Di Amerika Serikat semakin banyak orang tua yang kehilangan anak mereka karena overdosis setelah memesan narkoba di Snapchat.

Amy menghitung ada 427 kematian 'overdosis' di kawasan Orange County.

Ia juga sudah bertemu dengan pemimpin Snapchat dan menuntut perusahaan tersebut agar melarang penjualan obat di jejaring sosial tersebut.

Perdagangan obat-obatan keras yang butuh resep semakin berkembang karena teknologi. Penjualnya juga berpindah dari situs-situs gelas ke aplikasi jejaring sosial.

Semudah memesan pizza

Di Australia, penelitian yang dilakukan Pusat Penelitian Narkoba dan Alkohol Nasional menunjukkan 70 persen anak muda yang disurvei menggunakan jejaring sosial untuk membeli narkoba.

Ganja adalah yang paling populer, diikuti oleh pil 'MDMA' atau ekstasi.

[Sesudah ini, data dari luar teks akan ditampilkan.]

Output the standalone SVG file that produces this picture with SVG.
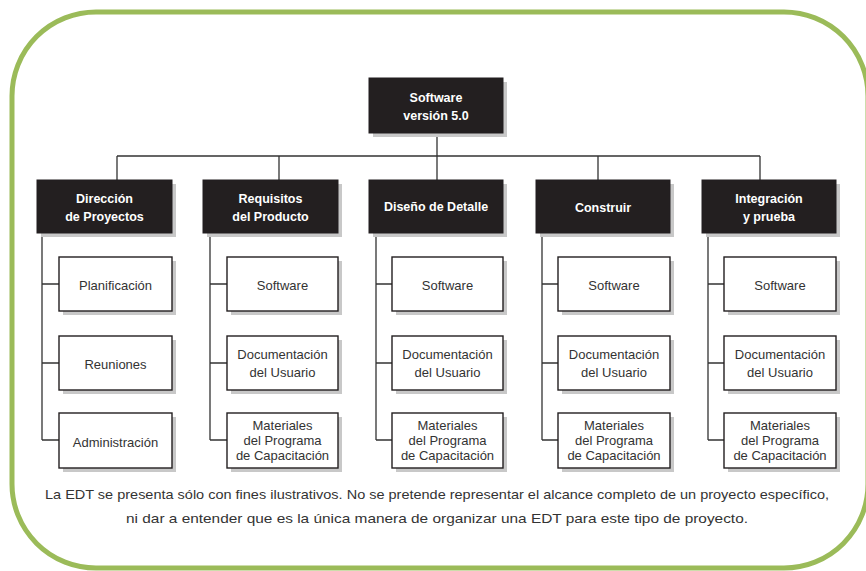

Monica Barratt dari RMIT University di Melbourne adalah pakar obat-obatan di dunia digital, sekaligus peneliti.

"Ketika kita bertanya, 'Mengapa Anda menggunakan aplikasi daripada situs gelap?' Mereka akan berkata, 'Ini lebih cepat. Saya bisa mendapatkan obat lebih cepat karena ini sifatnya pertukaran langsung.'

"Para pengedar akan menampilkan video-video dari obat-obatan ini. Mereka akan membuka bungkusnya atau menunjukkan seperti apa obat itu dari aspek yang berbeda."

Tapi tidak hanya berhenti di video saja.

Fitur 'Location' di Snapchat digunakan untuk mengirim menu kepada calon pembeli, yang kemudian akan menghilang setelah dilihatnya. Ada juga kode, jenis huruf, dan emoji tertentu yang memberikan kode kepada calon pembeli jika akun mereka menjual narkoba.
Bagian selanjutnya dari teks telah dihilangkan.